The derivative of this is then

$y' = \frac{{dy}}{{dx}} = 2x$

Now, what is dx/dy? The derivative dy/dx gives us how fast y is changing as we change x, and dx/dy gives us how fast x is changing as we change y. We can find this in several ways.

Using the inverse function

The most natural way might be to make x the subject and then take the derivative. We thus switch the roles of x and y. We get

$x = \sqrt y$

and then

$\frac{{dx}}{{dy}} = \frac{1}{{2\sqrt y }}$

Here we have to remember that x is now a function of our variable y.

Using the reciprocal

If dy/dx=m, could it be that dx/dy=1/m? Could it be that simple?

Normally we see dy/dx as one symbol the derivative of y with respect to x. But could the parts dy and dx take on roles as separate entities? Let us say we have some function, and that the derivative at a particular point is m, and if we draw a tangent line at that point, then the tangent line would have the slope m at every point.

We may then choose to let dy and dx represent any two values such that dy/dx=m.

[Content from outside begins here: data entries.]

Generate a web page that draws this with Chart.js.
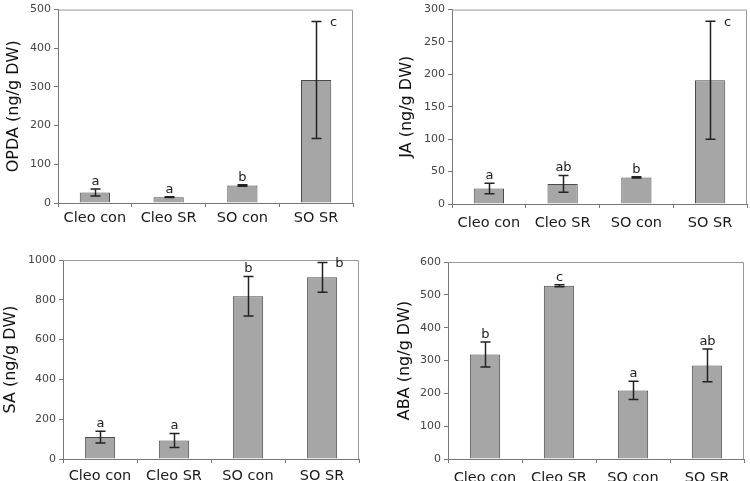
<!DOCTYPE html>
<html>
<head>
<meta charset="utf-8">
<script src="https://cdn.jsdelivr.net/npm/chart.js@4.4.1/dist/chart.umd.min.js"></script>
<style>
  html, body { margin: 0; padding: 0; background: #fff; }
  #wrap { position: relative; width: 750px; height: 481px; overflow: hidden; }
  canvas { position: absolute; }
</style>
</head>
<body>
<div id="wrap">
  <canvas id="opda" width="375" height="240" style="left:0;top:0"></canvas>
  <canvas id="ja" width="375" height="240" style="left:375px;top:0"></canvas>
  <canvas id="sa" width="375" height="241" style="left:0;top:240px"></canvas>
  <canvas id="aba" width="375" height="241" style="left:375px;top:240px"></canvas>
</div>
<script>
const categories = ['Cleo con', 'Cleo SR', 'SO con', 'SO SR'];

const opdaValues = [27, 15, 45, 318];
const opdaErrors = [9, 1, 2, 151];
const opdaLetters = ['a', 'a', 'b', 'c'];

const jaValues = [24, 31, 41, 191];
const jaErrors = [8, 13, 1, 91];
const jaLetters = ['a', 'ab', 'b', 'c'];

const saValues = [110, 93, 818, 913];
const saErrors = [30, 35, 99, 75];
const saLetters = ['a', 'a', 'b', 'b'];

const abaValues = [318, 528, 209, 285];
const abaErrors = [38, 3, 28, 50];
const abaLetters = ['b', 'c', 'a', 'ab'];

Chart.defaults.font.family = '"DejaVu Sans", sans-serif';

// error bars + significance letters, plus the grey frame on top/right
const extras = {
  id: 'extras',
  afterDatasetsDraw(chart, args, opts) {
    const ctx = chart.ctx;
    const x = chart.scales.x, y = chart.scales.y;
    const area = chart.chartArea;
    ctx.save();
    ctx.strokeStyle = '#999';
    ctx.lineWidth = 1;
    ctx.beginPath();
    ctx.moveTo(area.left, area.top + 0.5);
    ctx.lineTo(area.right - 0.5, area.top + 0.5);
    ctx.lineTo(area.right - 0.5, area.bottom);
    ctx.stroke();

    ctx.strokeStyle = '#222';
    ctx.lineWidth = 1.5;
    ctx.fillStyle = '#222';
    ctx.font = '13px "DejaVu Sans", sans-serif';
    ctx.textAlign = 'center';
    opts.values.forEach((v, i) => {
      const cx = Math.round(x.getPixelForValue(i)) + 0.5;
      const hi = y.getPixelForValue(v + opts.errors[i]);
      const lo = y.getPixelForValue(v - opts.errors[i]);
      ctx.beginPath();
      ctx.moveTo(cx, hi); ctx.lineTo(cx, lo);
      ctx.moveTo(cx - 5, hi); ctx.lineTo(cx + 5, hi);
      ctx.moveTo(cx - 5, lo); ctx.lineTo(cx + 5, lo);
      ctx.stroke();
      if (hi - 16 < area.top) {
        ctx.textBaseline = 'middle';
        ctx.fillText(opts.letters[i], cx + 17, hi + 1);
      } else {
        ctx.textBaseline = 'bottom';
        ctx.fillText(opts.letters[i], cx, hi - 1);
      }
    });
    ctx.restore();
  }
};

function makeChart(id, values, errors, letters, title, max, step, g) {
  new Chart(document.getElementById(id), {
    type: 'bar',
    plugins: [extras],
    data: {
      labels: categories,
      datasets: [{
        data: values,
        backgroundColor: '#a6a6a6',
        borderColor: '#4a4a4a',
        borderWidth: 1,
        categoryPercentage: 1,
        barPercentage: 0.41
      }]
    },
    options: {
      responsive: false,
      animation: false,
      devicePixelRatio: 1,
      layout: { padding: { top: g.top, right: g.right, left: 0, bottom: 0 } },
      plugins: {
        legend: { display: false },
        tooltip: { enabled: false },
        extras: { values: values, errors: errors, letters: letters }
      },
      scales: {
        x: {
          afterFit: function (s) { s.height = g.xh; },
          border: { color: '#777' },
          grid: { offset: true, drawOnChartArea: false, tickLength: 4, color: '#777' },
          ticks: { color: '#1a1a1a', font: { size: 14.5 }, padding: g.xpad, maxRotation: 0 }
        },
        y: {
          min: 0,
          max: max,
          afterFit: function (s) { s.width = g.yw; },
          border: { color: '#777' },
          grid: { drawOnChartArea: false, tickLength: 4, color: '#777' },
          ticks: {
            stepSize: step, color: '#444', font: { size: 11 }, padding: 3,
            callback: function (v) { return String(v); }
          },
          title: {
            display: true,
            text: title,
            color: '#111',
            font: { size: 16 },
            padding: { top: g.tpad, bottom: 0 }
          }
        }
      }
    }
  });
}

makeChart('opda', opdaValues, opdaErrors, opdaLetters, 'OPDA (ng/g DW)', 500, 100,
  { top: 5, right: 22, yw: 58, xh: 37, xpad: 3, tpad: 4 });
makeChart('ja', jaValues, jaErrors, jaLetters, 'JA (ng/g DW)', 300, 50,
  { top: 6, right: 3, yw: 77, xh: 36, xpad: 7, tpad: 22 });
makeChart('sa', saValues, saErrors, saLetters, 'SA (ng/g DW)', 1000, 200,
  { top: 20, right: 16, yw: 63, xh: 22, xpad: 5, tpad: 1.5 });
makeChart('aba', abaValues, abaErrors, abaLetters, 'ABA (ng/g DW)', 600, 100,
  { top: 22, right: 6, yw: 73, xh: 22, xpad: 7, tpad: 20 });
</script>
</body>
</html>
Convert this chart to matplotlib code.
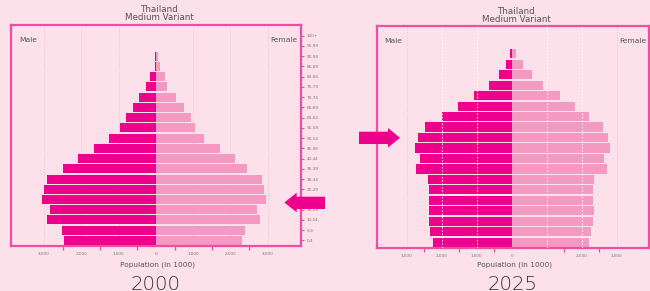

If so then we may start to manipulate them as any variables and thus do the following

$\frac{{dy}}{{dx}} = m,\quad dy = mdx,\quad 1 = m\frac{{dx}}{{dy}},\quad \frac{1}{m} = \frac{{dx}}{{dy}}$

We can also show this by

$\begin{gathered} \frac{1}{{\;\frac{{dy}}{{dx}}\;}} = \frac{1}{{\mathop {\lim }\limits_{\Delta x \to 0} \frac{{\Delta y}}{{\Delta x}}}} = \mathop {\lim }\limits_{\Delta x \to 0} \frac{1}{{\frac{{\Delta y}}{{\Delta x}}}} \hfill \\ \quad \quad = \mathop {\lim }\limits_{\Delta x \to 0} \frac{{\Delta x}}{{\Delta y}} = \mathop {\lim }\limits_{\Delta y \to 0} \frac{{\Delta x}}{{\Delta y}} = \frac{{dx}}{{dy}} \hfill \\ \end{gathered}$